Records provided |
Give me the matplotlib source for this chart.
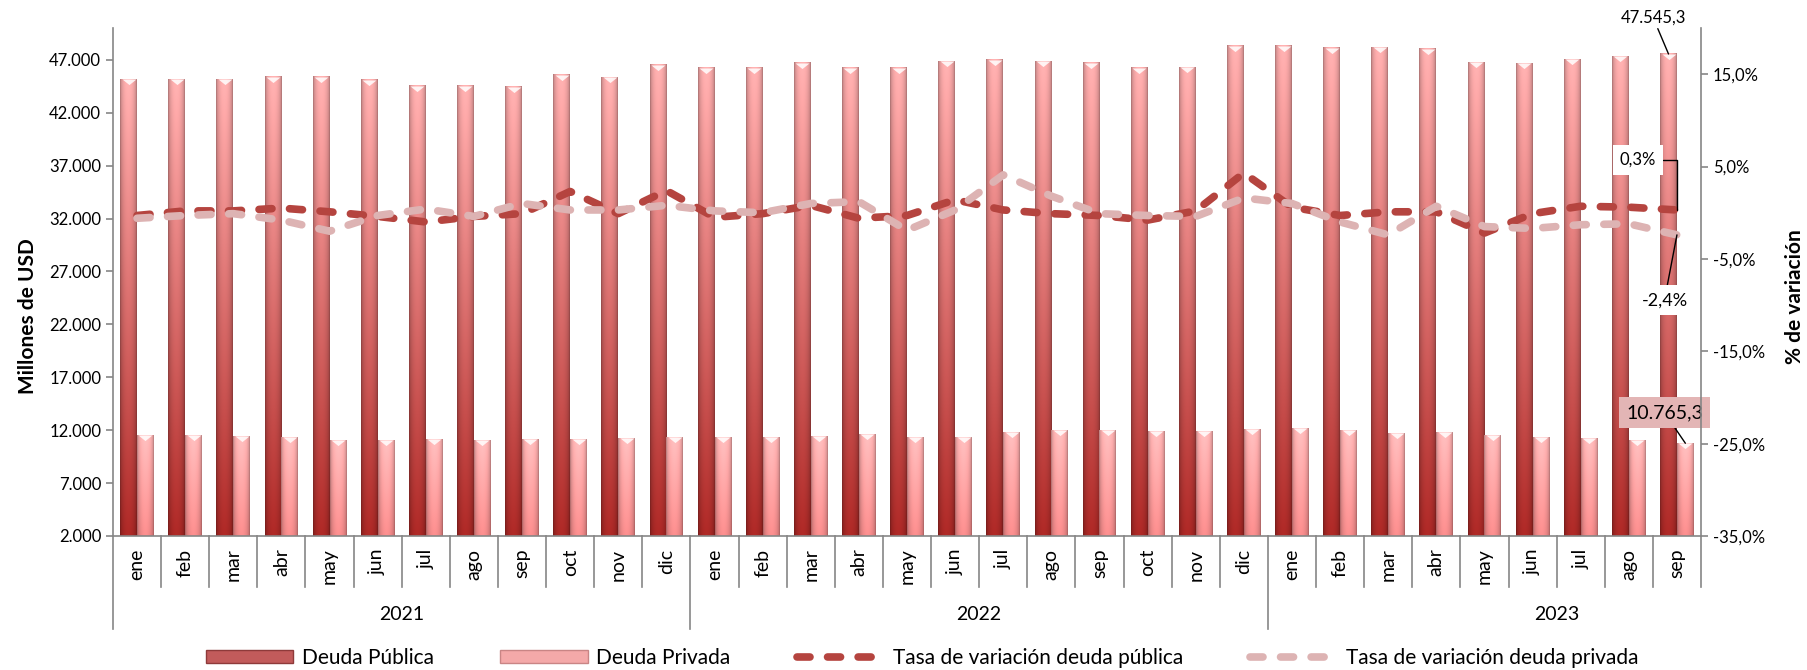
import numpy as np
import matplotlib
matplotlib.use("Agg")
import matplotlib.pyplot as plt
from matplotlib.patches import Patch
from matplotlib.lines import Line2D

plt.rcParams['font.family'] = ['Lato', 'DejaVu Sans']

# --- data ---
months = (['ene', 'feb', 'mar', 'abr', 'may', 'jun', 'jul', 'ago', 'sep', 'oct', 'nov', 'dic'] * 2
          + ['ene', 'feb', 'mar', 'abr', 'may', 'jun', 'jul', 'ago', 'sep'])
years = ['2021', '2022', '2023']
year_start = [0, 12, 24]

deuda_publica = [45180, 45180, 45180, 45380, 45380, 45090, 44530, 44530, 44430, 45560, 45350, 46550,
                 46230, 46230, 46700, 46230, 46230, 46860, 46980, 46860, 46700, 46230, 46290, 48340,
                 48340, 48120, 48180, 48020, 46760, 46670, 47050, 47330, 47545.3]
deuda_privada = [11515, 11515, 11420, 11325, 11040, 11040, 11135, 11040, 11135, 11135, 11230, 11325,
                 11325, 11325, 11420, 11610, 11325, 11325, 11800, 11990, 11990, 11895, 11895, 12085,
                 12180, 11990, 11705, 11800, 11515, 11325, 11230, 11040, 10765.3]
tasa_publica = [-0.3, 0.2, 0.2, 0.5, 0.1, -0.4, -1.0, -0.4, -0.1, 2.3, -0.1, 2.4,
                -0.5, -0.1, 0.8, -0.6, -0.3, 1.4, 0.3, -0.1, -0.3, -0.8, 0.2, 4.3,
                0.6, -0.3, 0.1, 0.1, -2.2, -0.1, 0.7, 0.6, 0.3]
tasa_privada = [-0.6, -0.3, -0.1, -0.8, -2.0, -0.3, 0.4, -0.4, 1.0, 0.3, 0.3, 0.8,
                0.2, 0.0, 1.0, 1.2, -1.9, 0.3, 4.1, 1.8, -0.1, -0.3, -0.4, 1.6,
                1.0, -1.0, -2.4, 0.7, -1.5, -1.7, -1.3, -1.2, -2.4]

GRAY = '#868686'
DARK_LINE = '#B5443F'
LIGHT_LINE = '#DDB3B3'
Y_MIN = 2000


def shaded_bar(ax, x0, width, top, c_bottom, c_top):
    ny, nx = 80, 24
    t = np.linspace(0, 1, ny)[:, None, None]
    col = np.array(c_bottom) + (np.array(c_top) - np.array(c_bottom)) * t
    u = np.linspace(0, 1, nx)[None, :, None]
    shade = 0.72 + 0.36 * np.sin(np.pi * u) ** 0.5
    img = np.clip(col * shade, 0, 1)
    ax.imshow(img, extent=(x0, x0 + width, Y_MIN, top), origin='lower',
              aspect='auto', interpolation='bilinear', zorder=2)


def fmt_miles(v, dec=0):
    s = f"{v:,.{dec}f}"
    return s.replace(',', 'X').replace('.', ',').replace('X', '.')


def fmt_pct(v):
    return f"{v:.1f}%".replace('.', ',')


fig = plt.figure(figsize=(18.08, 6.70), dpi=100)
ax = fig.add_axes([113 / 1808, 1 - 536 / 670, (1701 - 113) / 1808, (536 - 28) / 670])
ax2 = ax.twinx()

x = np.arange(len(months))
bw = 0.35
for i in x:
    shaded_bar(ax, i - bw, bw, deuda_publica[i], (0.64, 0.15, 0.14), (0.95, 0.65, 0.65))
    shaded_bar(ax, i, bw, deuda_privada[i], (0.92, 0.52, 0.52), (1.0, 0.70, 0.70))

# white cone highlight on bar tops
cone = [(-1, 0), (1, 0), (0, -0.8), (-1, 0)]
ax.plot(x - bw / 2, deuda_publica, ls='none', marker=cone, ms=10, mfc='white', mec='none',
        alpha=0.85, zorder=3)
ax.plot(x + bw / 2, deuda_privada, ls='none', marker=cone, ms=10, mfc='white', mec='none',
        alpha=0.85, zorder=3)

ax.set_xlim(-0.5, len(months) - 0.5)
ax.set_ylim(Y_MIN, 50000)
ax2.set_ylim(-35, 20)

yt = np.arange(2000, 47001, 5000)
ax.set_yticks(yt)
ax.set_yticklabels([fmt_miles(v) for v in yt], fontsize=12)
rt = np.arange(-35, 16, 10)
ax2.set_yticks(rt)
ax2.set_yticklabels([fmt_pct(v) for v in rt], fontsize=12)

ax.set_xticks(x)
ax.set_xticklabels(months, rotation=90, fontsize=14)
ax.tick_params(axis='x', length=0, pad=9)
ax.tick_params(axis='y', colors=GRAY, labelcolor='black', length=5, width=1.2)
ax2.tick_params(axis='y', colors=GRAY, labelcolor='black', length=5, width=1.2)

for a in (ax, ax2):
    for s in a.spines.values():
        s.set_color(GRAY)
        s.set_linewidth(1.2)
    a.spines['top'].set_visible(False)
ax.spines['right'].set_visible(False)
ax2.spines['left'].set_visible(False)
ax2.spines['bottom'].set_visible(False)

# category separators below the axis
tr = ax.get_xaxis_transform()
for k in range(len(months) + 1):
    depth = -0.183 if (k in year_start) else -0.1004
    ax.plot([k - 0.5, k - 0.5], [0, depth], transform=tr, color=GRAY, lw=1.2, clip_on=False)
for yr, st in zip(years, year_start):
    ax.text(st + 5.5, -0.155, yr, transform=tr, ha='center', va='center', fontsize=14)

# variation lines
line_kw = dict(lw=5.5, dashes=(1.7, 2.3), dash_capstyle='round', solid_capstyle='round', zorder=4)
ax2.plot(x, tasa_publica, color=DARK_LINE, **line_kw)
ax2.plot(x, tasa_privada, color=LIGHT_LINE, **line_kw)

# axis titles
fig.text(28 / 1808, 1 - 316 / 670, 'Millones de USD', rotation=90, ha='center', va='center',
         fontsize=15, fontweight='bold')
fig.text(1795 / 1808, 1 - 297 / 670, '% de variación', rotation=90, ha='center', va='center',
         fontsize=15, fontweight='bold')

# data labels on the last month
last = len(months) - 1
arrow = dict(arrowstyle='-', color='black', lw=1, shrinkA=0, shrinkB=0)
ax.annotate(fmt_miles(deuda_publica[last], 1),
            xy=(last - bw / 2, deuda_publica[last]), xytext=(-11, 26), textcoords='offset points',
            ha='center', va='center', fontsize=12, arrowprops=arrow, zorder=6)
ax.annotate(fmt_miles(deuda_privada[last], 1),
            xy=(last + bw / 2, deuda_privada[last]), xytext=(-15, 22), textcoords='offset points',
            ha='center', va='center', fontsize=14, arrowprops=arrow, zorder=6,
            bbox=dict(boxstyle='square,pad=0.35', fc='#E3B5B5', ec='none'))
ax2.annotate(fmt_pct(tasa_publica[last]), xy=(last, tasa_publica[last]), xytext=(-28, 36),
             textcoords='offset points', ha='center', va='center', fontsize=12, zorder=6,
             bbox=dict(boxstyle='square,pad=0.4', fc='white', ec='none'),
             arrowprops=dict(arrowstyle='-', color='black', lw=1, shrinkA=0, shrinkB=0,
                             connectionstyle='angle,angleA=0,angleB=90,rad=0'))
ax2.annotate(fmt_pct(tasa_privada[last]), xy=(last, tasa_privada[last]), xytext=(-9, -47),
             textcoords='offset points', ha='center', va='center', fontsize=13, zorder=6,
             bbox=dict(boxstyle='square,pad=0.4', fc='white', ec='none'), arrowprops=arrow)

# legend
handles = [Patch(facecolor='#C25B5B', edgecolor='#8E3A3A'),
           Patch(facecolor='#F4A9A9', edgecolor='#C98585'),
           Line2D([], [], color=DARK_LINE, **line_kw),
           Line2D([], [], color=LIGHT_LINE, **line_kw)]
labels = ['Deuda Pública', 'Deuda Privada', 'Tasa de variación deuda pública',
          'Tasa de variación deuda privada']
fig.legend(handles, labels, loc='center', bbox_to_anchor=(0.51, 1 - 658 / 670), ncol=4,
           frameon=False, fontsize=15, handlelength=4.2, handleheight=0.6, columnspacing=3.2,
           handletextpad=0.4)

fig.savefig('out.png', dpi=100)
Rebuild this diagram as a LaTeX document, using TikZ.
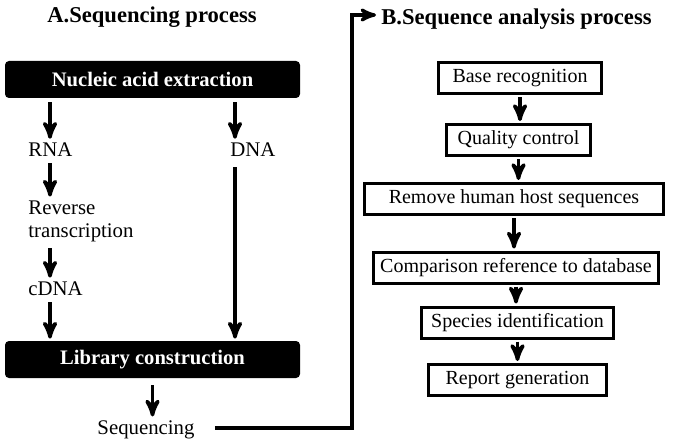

Written exercise |
From the first line of the listing above, repeat every line through the one holding "year_start = [0, 12, 24]". Both ends count, and pictures stay out.

Task output |
Give me the matplotlib source for this chart.
import numpy as np
import matplotlib
matplotlib.use("Agg")
import matplotlib.pyplot as plt
from matplotlib.patches import Patch
from matplotlib.lines import Line2D

plt.rcParams['font.family'] = ['Lato', 'DejaVu Sans']

# --- data ---
months = (['ene', 'feb', 'mar', 'abr', 'may', 'jun', 'jul', 'ago', 'sep', 'oct', 'nov', 'dic'] * 2
          + ['ene', 'feb', 'mar', 'abr', 'may', 'jun', 'jul', 'ago', 'sep'])
years = ['2021', '2022', '2023']
year_start = [0, 12, 24]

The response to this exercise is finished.